══ Entries supplied

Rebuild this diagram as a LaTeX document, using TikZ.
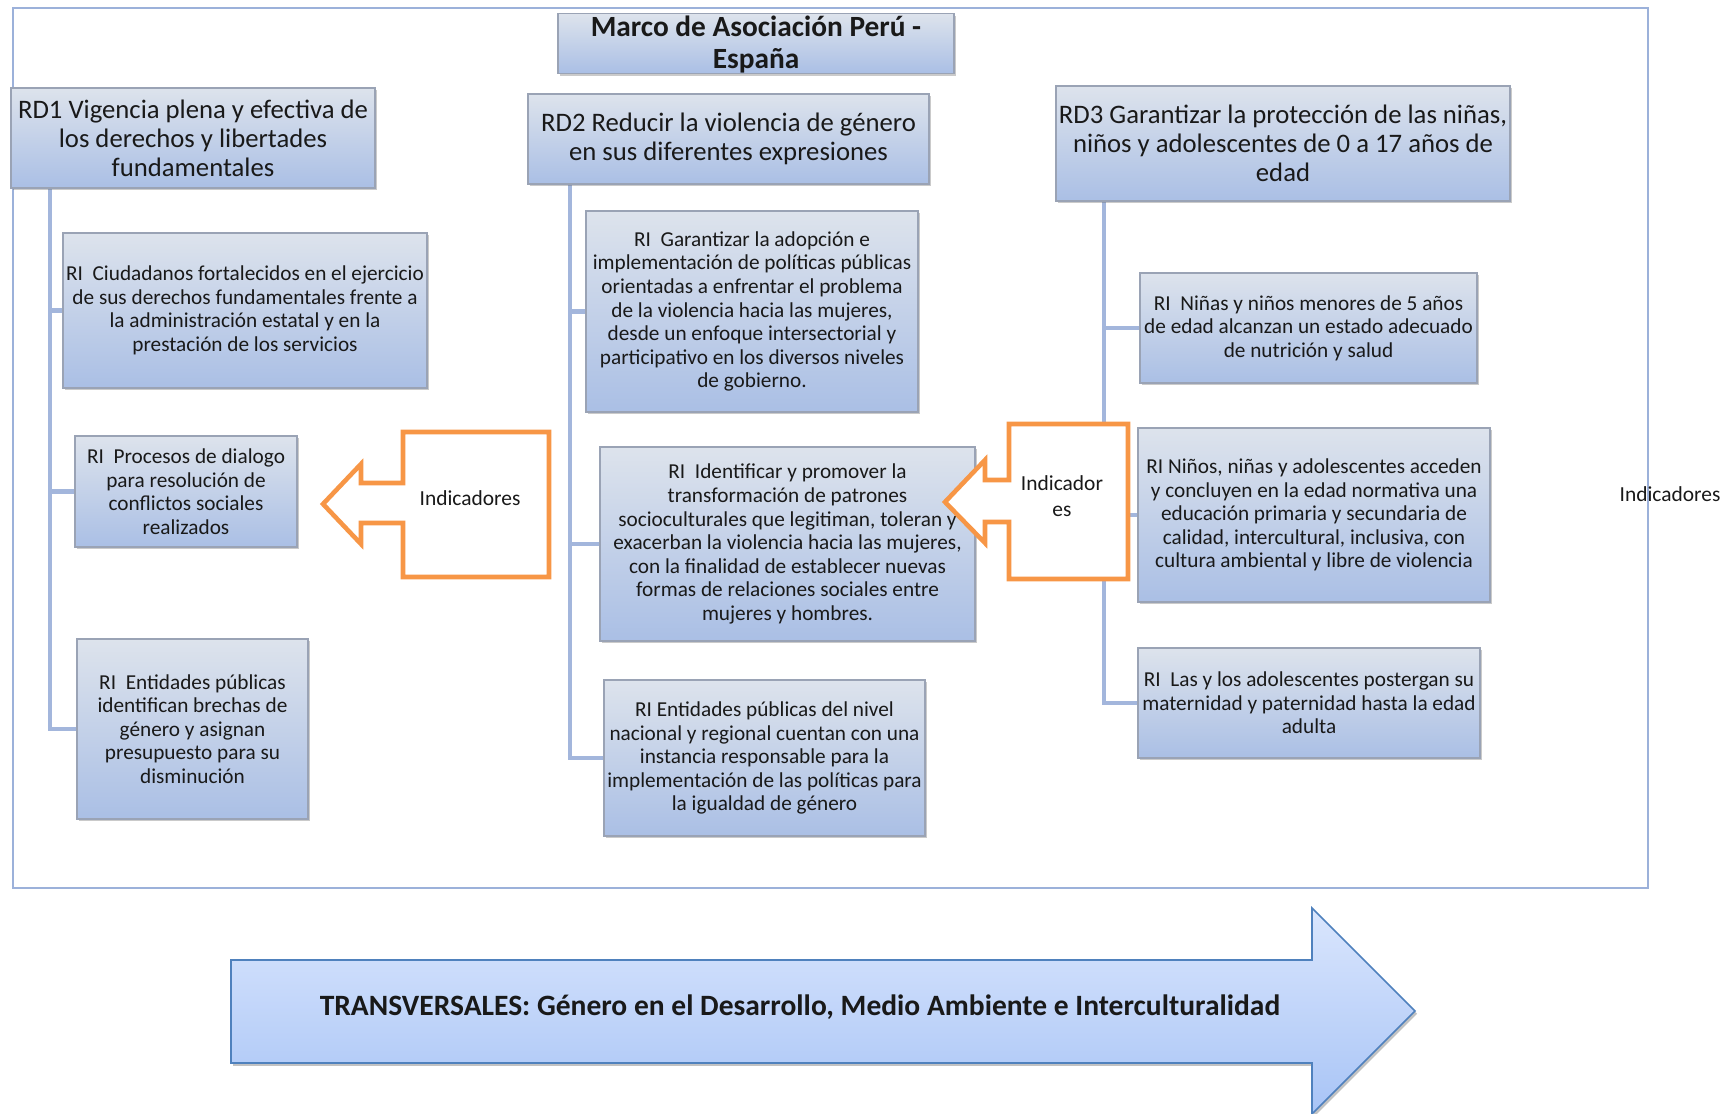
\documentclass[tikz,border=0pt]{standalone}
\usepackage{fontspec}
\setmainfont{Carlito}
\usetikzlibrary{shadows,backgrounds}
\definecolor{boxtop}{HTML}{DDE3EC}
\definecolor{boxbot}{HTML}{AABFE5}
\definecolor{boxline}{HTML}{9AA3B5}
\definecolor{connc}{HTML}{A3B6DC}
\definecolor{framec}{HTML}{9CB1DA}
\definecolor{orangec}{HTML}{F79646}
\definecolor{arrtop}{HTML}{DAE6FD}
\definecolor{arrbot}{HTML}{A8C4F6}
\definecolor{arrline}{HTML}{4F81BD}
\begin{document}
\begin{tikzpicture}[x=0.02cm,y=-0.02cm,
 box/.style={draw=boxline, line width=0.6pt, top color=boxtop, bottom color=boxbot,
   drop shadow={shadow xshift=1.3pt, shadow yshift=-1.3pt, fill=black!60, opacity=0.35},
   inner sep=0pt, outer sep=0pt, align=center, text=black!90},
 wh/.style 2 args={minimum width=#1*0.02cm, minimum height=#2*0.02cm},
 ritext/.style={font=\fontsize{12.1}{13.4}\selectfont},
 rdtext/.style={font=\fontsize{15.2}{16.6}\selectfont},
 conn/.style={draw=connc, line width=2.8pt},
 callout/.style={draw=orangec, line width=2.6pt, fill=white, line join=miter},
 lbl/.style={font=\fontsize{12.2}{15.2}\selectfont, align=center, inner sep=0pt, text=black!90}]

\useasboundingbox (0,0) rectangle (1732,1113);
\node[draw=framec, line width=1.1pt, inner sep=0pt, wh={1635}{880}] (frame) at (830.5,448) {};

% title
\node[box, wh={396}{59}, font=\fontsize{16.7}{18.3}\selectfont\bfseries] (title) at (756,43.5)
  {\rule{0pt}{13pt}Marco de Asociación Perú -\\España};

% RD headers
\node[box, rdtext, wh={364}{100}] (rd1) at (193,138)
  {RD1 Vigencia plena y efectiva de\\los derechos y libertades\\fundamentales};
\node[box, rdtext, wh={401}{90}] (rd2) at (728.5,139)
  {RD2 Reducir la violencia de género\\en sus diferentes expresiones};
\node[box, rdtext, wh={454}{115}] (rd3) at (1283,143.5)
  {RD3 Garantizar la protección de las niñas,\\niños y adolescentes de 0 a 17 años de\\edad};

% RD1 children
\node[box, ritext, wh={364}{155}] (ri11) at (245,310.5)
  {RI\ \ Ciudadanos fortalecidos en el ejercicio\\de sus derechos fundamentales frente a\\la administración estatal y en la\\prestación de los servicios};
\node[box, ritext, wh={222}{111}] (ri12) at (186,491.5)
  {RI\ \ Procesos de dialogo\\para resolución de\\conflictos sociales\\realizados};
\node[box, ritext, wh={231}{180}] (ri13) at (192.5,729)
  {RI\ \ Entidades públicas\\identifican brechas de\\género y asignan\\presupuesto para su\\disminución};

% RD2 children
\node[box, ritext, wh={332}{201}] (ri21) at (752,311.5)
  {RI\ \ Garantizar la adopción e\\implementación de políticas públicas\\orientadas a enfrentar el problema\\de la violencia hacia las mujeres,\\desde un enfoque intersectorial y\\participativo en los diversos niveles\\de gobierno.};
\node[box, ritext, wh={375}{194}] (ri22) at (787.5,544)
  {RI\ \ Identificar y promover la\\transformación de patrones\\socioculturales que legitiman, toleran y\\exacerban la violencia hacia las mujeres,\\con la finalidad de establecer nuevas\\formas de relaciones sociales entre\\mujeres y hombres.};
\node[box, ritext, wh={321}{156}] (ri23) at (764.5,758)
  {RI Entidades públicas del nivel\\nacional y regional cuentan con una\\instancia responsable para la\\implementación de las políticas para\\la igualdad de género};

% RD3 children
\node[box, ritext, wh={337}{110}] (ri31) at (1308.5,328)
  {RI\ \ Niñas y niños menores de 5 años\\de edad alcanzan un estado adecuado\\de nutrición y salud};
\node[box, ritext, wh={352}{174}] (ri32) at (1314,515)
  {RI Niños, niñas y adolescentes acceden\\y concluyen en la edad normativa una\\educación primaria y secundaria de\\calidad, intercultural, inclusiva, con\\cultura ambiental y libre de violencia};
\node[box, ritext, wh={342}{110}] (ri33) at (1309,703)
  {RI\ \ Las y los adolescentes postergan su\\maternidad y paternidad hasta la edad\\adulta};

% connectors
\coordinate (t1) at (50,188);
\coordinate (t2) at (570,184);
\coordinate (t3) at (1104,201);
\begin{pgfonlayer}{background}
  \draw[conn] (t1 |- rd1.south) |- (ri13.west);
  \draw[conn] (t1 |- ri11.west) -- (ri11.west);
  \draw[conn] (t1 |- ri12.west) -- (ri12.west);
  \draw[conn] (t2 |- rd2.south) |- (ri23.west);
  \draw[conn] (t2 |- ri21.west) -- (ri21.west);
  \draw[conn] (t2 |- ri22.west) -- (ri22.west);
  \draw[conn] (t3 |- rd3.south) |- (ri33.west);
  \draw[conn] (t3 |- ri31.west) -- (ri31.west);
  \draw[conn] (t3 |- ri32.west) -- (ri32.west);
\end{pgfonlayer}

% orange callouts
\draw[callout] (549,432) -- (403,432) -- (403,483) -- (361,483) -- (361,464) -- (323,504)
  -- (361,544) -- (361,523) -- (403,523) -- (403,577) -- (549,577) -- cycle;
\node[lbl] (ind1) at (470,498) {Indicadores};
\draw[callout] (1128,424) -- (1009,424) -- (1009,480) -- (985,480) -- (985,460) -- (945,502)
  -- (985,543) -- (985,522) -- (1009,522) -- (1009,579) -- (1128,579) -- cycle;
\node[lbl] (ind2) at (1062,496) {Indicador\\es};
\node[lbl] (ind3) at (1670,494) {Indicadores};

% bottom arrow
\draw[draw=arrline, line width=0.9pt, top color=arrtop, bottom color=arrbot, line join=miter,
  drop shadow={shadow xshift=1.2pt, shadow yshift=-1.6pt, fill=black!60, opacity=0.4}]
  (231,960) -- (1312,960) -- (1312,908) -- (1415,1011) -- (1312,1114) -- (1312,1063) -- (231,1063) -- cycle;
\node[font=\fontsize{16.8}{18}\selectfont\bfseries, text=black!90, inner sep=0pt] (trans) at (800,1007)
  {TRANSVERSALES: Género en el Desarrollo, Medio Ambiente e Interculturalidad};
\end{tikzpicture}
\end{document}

════
══ Entries supplied

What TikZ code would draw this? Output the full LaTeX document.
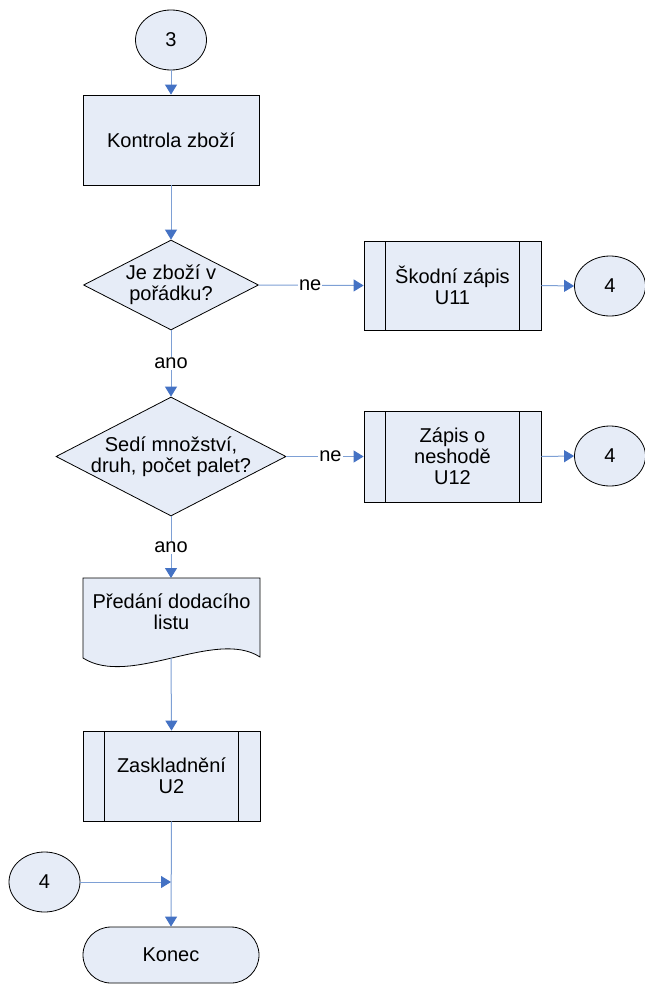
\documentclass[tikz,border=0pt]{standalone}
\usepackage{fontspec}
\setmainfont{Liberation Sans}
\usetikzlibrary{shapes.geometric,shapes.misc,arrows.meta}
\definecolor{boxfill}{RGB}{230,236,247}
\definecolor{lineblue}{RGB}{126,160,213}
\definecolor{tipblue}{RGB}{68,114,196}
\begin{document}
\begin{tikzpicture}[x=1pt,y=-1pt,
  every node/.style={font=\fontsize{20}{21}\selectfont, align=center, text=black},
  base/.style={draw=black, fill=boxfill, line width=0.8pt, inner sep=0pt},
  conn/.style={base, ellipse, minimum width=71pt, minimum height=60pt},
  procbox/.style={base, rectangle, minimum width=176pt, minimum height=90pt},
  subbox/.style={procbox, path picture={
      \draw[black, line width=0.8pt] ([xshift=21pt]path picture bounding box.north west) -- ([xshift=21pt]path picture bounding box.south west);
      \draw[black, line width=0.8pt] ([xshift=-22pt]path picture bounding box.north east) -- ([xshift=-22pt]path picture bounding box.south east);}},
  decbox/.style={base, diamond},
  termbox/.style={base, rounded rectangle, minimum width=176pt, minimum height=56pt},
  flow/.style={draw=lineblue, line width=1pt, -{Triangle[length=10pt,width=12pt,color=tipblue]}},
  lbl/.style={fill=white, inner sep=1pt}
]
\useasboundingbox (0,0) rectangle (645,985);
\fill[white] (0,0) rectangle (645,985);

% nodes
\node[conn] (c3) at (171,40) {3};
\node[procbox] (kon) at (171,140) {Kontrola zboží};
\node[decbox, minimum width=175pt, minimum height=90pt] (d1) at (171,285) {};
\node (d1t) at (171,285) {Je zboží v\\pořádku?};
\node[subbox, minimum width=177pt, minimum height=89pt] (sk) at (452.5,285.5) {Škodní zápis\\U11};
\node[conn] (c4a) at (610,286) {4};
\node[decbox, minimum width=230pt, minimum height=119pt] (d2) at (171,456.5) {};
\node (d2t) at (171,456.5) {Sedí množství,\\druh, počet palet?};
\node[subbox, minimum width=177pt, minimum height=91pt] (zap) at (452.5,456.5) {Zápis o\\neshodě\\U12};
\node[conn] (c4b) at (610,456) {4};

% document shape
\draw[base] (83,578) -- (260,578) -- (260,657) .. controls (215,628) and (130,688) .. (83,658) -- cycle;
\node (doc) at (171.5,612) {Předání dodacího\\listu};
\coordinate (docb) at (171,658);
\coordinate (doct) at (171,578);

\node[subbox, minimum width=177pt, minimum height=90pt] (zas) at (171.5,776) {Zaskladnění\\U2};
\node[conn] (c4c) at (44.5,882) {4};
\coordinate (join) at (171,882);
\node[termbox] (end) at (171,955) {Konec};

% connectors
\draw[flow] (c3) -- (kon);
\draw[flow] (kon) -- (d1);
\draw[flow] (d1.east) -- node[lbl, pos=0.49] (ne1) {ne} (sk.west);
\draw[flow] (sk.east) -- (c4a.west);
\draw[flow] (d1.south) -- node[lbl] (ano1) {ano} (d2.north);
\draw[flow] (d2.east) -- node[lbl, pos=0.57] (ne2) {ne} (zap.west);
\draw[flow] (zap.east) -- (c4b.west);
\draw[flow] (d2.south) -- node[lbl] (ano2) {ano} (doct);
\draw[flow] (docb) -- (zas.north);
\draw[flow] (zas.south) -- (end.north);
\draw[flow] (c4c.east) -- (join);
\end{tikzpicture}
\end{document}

════
══ Entries supplied

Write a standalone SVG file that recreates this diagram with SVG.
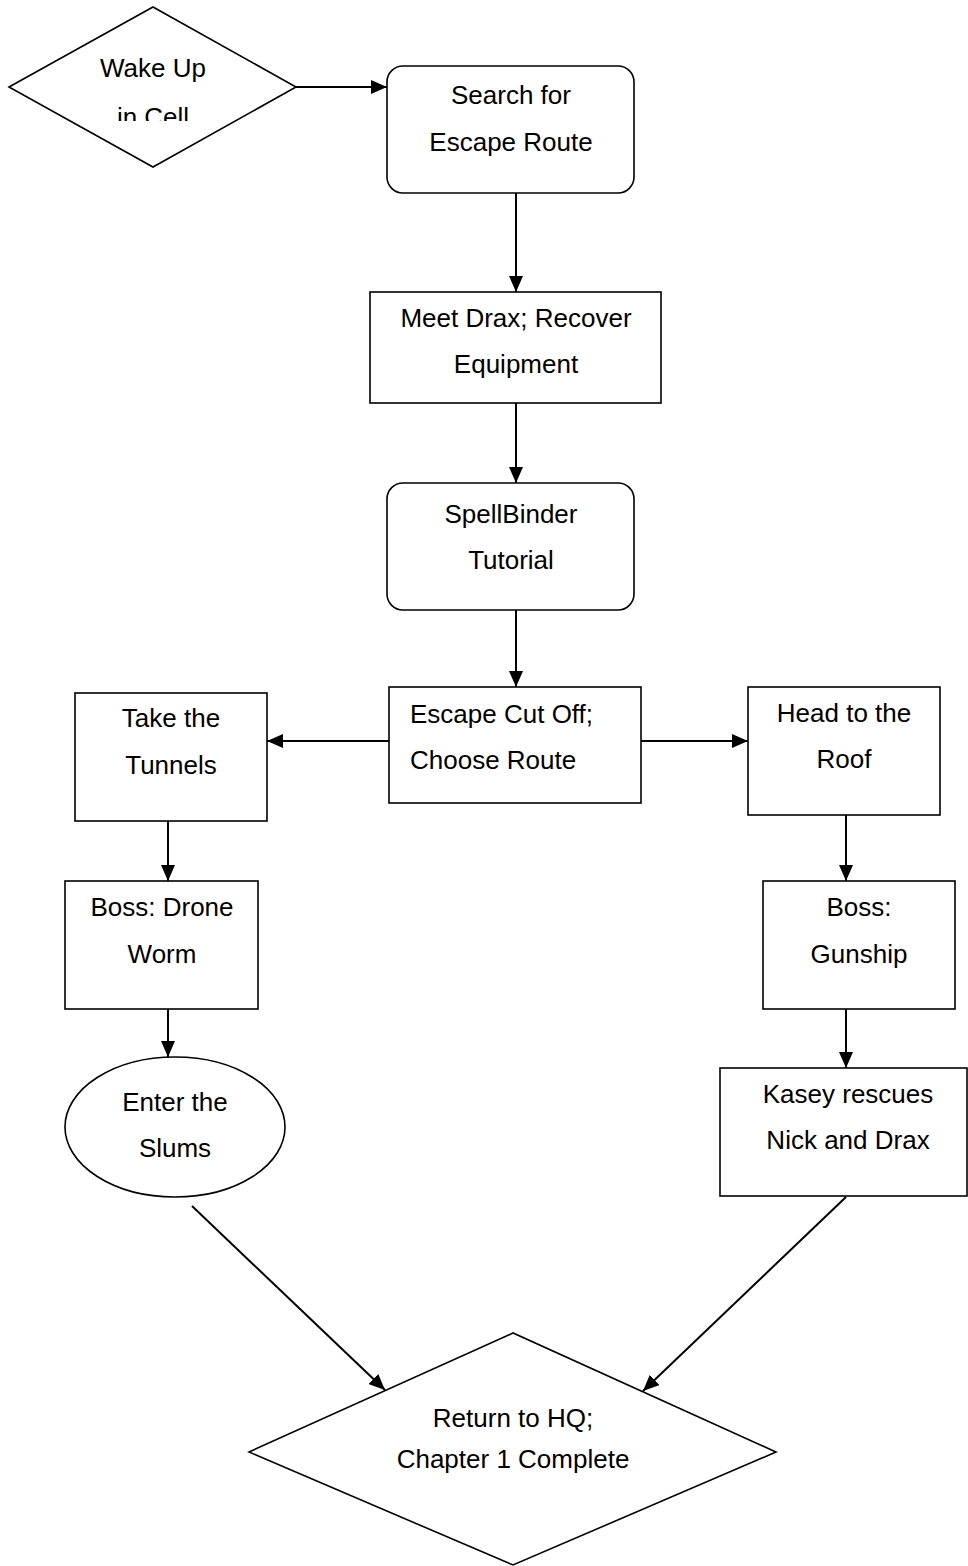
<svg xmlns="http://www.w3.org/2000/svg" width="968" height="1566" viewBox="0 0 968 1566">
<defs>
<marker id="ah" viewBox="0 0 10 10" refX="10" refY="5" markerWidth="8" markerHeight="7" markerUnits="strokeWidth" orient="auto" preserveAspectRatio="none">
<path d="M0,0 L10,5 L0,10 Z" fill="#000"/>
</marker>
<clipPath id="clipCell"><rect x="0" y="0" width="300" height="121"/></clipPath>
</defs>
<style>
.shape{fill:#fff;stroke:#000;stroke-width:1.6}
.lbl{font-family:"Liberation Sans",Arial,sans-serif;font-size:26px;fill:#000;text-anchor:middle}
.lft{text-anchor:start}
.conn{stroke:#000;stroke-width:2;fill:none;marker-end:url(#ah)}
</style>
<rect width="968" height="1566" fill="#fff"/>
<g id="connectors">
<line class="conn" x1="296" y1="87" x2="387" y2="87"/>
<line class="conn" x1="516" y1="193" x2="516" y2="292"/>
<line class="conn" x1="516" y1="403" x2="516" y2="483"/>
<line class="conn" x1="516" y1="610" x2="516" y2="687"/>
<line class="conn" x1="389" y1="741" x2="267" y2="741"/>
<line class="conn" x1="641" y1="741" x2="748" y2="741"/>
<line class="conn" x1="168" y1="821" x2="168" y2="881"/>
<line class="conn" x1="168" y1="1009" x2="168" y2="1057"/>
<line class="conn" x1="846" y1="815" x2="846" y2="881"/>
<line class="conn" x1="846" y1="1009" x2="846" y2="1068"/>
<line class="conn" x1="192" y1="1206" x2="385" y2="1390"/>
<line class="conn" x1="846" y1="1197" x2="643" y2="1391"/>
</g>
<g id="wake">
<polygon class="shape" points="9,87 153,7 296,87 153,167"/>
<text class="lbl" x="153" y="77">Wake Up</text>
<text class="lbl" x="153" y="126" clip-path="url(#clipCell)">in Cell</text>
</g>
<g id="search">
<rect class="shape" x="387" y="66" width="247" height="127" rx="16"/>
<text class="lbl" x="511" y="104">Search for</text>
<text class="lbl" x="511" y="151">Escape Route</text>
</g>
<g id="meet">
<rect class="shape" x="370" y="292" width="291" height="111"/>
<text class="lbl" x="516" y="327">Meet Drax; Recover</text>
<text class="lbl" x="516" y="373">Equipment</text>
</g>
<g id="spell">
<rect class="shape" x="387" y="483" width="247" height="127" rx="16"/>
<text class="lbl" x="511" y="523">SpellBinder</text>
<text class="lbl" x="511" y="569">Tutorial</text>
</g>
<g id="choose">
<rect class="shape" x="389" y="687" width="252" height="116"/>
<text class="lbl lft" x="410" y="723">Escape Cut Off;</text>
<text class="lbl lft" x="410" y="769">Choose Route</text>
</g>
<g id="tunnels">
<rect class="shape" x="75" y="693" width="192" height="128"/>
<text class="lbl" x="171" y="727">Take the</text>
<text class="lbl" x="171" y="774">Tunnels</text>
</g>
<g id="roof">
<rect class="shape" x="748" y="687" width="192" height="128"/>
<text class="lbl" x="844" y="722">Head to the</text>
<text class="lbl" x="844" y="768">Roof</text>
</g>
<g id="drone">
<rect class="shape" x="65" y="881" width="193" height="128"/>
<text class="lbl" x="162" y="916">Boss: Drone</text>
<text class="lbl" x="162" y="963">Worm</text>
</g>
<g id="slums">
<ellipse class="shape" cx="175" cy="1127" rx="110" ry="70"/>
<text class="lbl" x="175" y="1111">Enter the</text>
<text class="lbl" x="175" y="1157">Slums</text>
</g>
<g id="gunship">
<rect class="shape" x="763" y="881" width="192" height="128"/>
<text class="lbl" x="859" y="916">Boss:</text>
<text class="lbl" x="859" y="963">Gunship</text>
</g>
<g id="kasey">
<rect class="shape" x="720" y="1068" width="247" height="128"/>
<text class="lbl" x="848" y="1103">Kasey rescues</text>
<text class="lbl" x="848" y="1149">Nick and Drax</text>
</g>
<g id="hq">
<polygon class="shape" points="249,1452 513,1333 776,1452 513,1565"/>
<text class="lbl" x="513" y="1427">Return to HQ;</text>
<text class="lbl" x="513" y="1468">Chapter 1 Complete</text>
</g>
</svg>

════

**What needs to be done**
Only the lines between the line with "Rebuild this diagram" and the line with "Garantizar la protección", inclusive, should be reproduced, exactly as written and without pictures.

**Exercise response**
Rebuild this diagram as a LaTeX document, using TikZ.
\documentclass[tikz,border=0pt]{standalone}
\usepackage{fontspec}
\setmainfont{Carlito}
\usetikzlibrary{shadows,backgrounds}
\definecolor{boxtop}{HTML}{DDE3EC}
\definecolor{boxbot}{HTML}{AABFE5}
\definecolor{boxline}{HTML}{9AA3B5}
\definecolor{connc}{HTML}{A3B6DC}
\definecolor{framec}{HTML}{9CB1DA}
\definecolor{orangec}{HTML}{F79646}
\definecolor{arrtop}{HTML}{DAE6FD}
\definecolor{arrbot}{HTML}{A8C4F6}
\definecolor{arrline}{HTML}{4F81BD}
\begin{document}
\begin{tikzpicture}[x=0.02cm,y=-0.02cm,
 box/.style={draw=boxline, line width=0.6pt, top color=boxtop, bottom color=boxbot,
   drop shadow={shadow xshift=1.3pt, shadow yshift=-1.3pt, fill=black!60, opacity=0.35},
   inner sep=0pt, outer sep=0pt, align=center, text=black!90},
 wh/.style 2 args={minimum width=#1*0.02cm, minimum height=#2*0.02cm},
 ritext/.style={font=\fontsize{12.1}{13.4}\selectfont},
 rdtext/.style={font=\fontsize{15.2}{16.6}\selectfont},
 conn/.style={draw=connc, line width=2.8pt},
 callout/.style={draw=orangec, line width=2.6pt, fill=white, line join=miter},
 lbl/.style={font=\fontsize{12.2}{15.2}\selectfont, align=center, inner sep=0pt, text=black!90}]

\useasboundingbox (0,0) rectangle (1732,1113);
\node[draw=framec, line width=1.1pt, inner sep=0pt, wh={1635}{880}] (frame) at (830.5,448) {};

% title
\node[box, wh={396}{59}, font=\fontsize{16.7}{18.3}\selectfont\bfseries] (title) at (756,43.5)
  {\rule{0pt}{13pt}Marco de Asociación Perú -\\España};

% RD headers
\node[box, rdtext, wh={364}{100}] (rd1) at (193,138)
  {RD1 Vigencia plena y efectiva de\\los derechos y libertades\\fundamentales};
\node[box, rdtext, wh={401}{90}] (rd2) at (728.5,139)
  {RD2 Reducir la violencia de género\\en sus diferentes expresiones};
\node[box, rdtext, wh={454}{115}] (rd3) at (1283,143.5)
  {RD3 Garantizar la protección de las niñas,\\niños y adolescentes de 0 a 17 años de\\edad};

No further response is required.